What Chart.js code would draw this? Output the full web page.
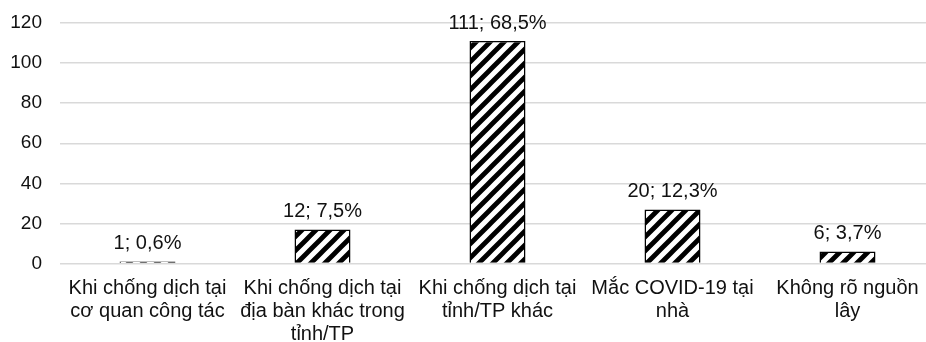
<!DOCTYPE html>
<html>
<head>
<meta charset="utf-8">
<script src="https://cdn.jsdelivr.net/npm/chart.js@4.4.1/dist/chart.umd.min.js"></script>
<style>
  html, body { margin: 0; padding: 0; background: #fff; overflow: hidden; }
  #wrap { width: 935px; height: 342px; position: relative; }
</style>
</head>
<body>
<div id="wrap"><canvas id="c"></canvas></div>
<script>
const categories = [
  ["Khi chống dịch tại", "cơ quan công tác"],
  ["Khi chống dịch tại", "địa bàn khác trong", "tỉnh/TP"],
  ["Khi chống dịch tại", "tỉnh/TP khác"],
  ["Mắc COVID-19 tại", "nhà"],
  ["Không rõ nguồn", "lây"]
];
const barValues = [1, 17, 111, 27, 6];
const dataLabels = ["1; 0,6%", "12; 7,5%", "111; 68,5%", "20; 12,3%", "6; 3,7%"];
const yTicks = [0, 20, 40, 60, 80, 100, 120];

const FONT = "'Liberation Sans', Arial, sans-serif";
const TEXT = "#111";

function makeHatch() {
  const s = 14;
  const pc = document.createElement('canvas');
  pc.width = s; pc.height = s;
  const g = pc.getContext('2d');
  g.fillStyle = '#fff';
  g.fillRect(0, 0, s, s);
  g.strokeStyle = '#000';
  g.lineWidth = 4.8;
  g.beginPath();
  g.moveTo(-2, s + 2); g.lineTo(s + 2, -2);
  g.moveTo(-s / 2 - 2, s / 2 + 2); g.lineTo(s / 2 + 2, -s / 2 - 2);
  g.moveTo(s / 2 - 2, s * 1.5 + 2); g.lineTo(s * 1.5 + 2, s / 2 - 2);
  g.stroke();
  return g.createPattern(pc, 'repeat');
}

const labelPlugin = {
  id: 'barLabels',
  afterDatasetsDraw(chart) {
    const ctx = chart.ctx;
    const meta = chart.getDatasetMeta(0);
    ctx.save();
    ctx.font = "20px " + FONT;
    ctx.fillStyle = TEXT;
    ctx.textAlign = 'center';
    ctx.textBaseline = 'alphabetic';
    meta.data.forEach((bar, i) => {
      ctx.fillText(dataLabels[i], bar.x, bar.y - 12);
    });
    ctx.restore();
  }
};

const ctx = document.getElementById('c').getContext('2d');
new Chart(ctx, {
  type: 'bar',
  data: {
    labels: categories,
    datasets: [{
      data: barValues,
      backgroundColor: makeHatch(),
      borderColor: '#000',
      borderWidth: 1.5,
      barPercentage: 0.32,
      categoryPercentage: 1.0
    }]
  },
  options: {
    responsive: true,
    maintainAspectRatio: false,
    animation: false,
    devicePixelRatio: 1,
    layout: { padding: { top: 23, right: 0, left: 0, bottom: 0 } },
    plugins: { legend: { display: false }, tooltip: { enabled: false } },
    scales: {
      x: {
        grid: { display: false, drawTicks: false },
        border: { display: false },
        ticks: {
          color: TEXT,
          font: { family: FONT, size: 20, lineHeight: 1.13 },
          padding: 14,
          maxRotation: 0,
          minRotation: 0,
          autoSkip: false
        },
        afterFit(scale) { scale.height = 78.5; scale.paddingLeft = 0; scale.paddingRight = 0; }
      },
      y: {
        min: 0,
        max: 120,
        afterBuildTicks(scale) { scale.ticks = yTicks.map(v => ({ value: v })); },
        grid: { color: '#d9d9d9', lineWidth: 1.5, drawTicks: false },
        border: { display: false },
        ticks: {
          color: TEXT,
          font: { family: FONT, size: 19 },
          padding: 18
        },
        afterFit(scale) { scale.width = 60; scale.paddingTop = 0; scale.paddingBottom = 0; }
      }
    }
  },
  plugins: [labelPlugin]
});
</script>
</body>
</html>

* * * *

Exercise: Quote the data above in full and without alteration; skip the pictures.

Task solution:
What Chart.js code would draw this? Output the full web page.
<!DOCTYPE html>
<html>
<head>
<meta charset="utf-8">
<script src="https://cdn.jsdelivr.net/npm/chart.js@4.4.1/dist/chart.umd.min.js"></script>
<style>
  html, body { margin: 0; padding: 0; background: #fff; overflow: hidden; }
  #wrap { width: 935px; height: 342px; position: relative; }
</style>
</head>
<body>
<div id="wrap"><canvas id="c"></canvas></div>
<script>
const categories = [
  ["Khi chống dịch tại", "cơ quan công tác"],
  ["Khi chống dịch tại", "địa bàn khác trong", "tỉnh/TP"],
  ["Khi chống dịch tại", "tỉnh/TP khác"],
  ["Mắc COVID-19 tại", "nhà"],
  ["Không rõ nguồn", "lây"]
];
const barValues = [1, 17, 111, 27, 6];
const dataLabels = ["1; 0,6%", "12; 7,5%", "111; 68,5%", "20; 12,3%", "6; 3,7%"];
const yTicks = [0, 20, 40, 60, 80, 100, 120];

const FONT = "'Liberation Sans', Arial, sans-serif";
const TEXT = "#111";

function makeHatch() {
  const s = 14;
  const pc = document.createElement('canvas');
  pc.width = s; pc.height = s;
  const g = pc.getContext('2d');
  g.fillStyle = '#fff';
  g.fillRect(0, 0, s, s);
  g.strokeStyle = '#000';
  g.lineWidth = 4.8;
  g.beginPath();
  g.moveTo(-2, s + 2); g.lineTo(s + 2, -2);
  g.moveTo(-s / 2 - 2, s / 2 + 2); g.lineTo(s / 2 + 2, -s / 2 - 2);
  g.moveTo(s / 2 - 2, s * 1.5 + 2); g.lineTo(s * 1.5 + 2, s / 2 - 2);
  g.stroke();
  return g.createPattern(pc, 'repeat');
}

const labelPlugin = {
  id: 'barLabels',
  afterDatasetsDraw(chart) {
    const ctx = chart.ctx;
    const meta = chart.getDatasetMeta(0);
    ctx.save();
    ctx.font = "20px " + FONT;
    ctx.fillStyle = TEXT;
    ctx.textAlign = 'center';
    ctx.textBaseline = 'alphabetic';
    meta.data.forEach((bar, i) => {
      ctx.fillText(dataLabels[i], bar.x, bar.y - 12);
    });
    ctx.restore();
  }
};

const ctx = document.getElementById('c').getContext('2d');
new Chart(ctx, {
  type: 'bar',
  data: {
    labels: categories,
    datasets: [{
      data: barValues,
      backgroundColor: makeHatch(),
      borderColor: '#000',
      borderWidth: 1.5,
      barPercentage: 0.32,
      categoryPercentage: 1.0
    }]
  },
  options: {
    responsive: true,
    maintainAspectRatio: false,
    animation: false,
    devicePixelRatio: 1,
    layout: { padding: { top: 23, right: 0, left: 0, bottom: 0 } },
    plugins: { legend: { display: false }, tooltip: { enabled: false } },
    scales: {
      x: {
        grid: { display: false, drawTicks: false },
        border: { display: false },
        ticks: {
          color: TEXT,
          font: { family: FONT, size: 20, lineHeight: 1.13 },
          padding: 14,
          maxRotation: 0,
          minRotation: 0,
          autoSkip: false
        },
        afterFit(scale) { scale.height = 78.5; scale.paddingLeft = 0; scale.paddingRight = 0; }
      },
      y: {
        min: 0,
        max: 120,
        afterBuildTicks(scale) { scale.ticks = yTicks.map(v => ({ value: v })); },
        grid: { color: '#d9d9d9', lineWidth: 1.5, drawTicks: false },
        border: { display: false },
        ticks: {
          color: TEXT,
          font: { family: FONT, size: 19 },
          padding: 18
        },
        afterFit(scale) { scale.width = 60; scale.paddingTop = 0; scale.paddingBottom = 0; }
      }
    }
  },
  plugins: [labelPlugin]
});
</script>
</body>
</html>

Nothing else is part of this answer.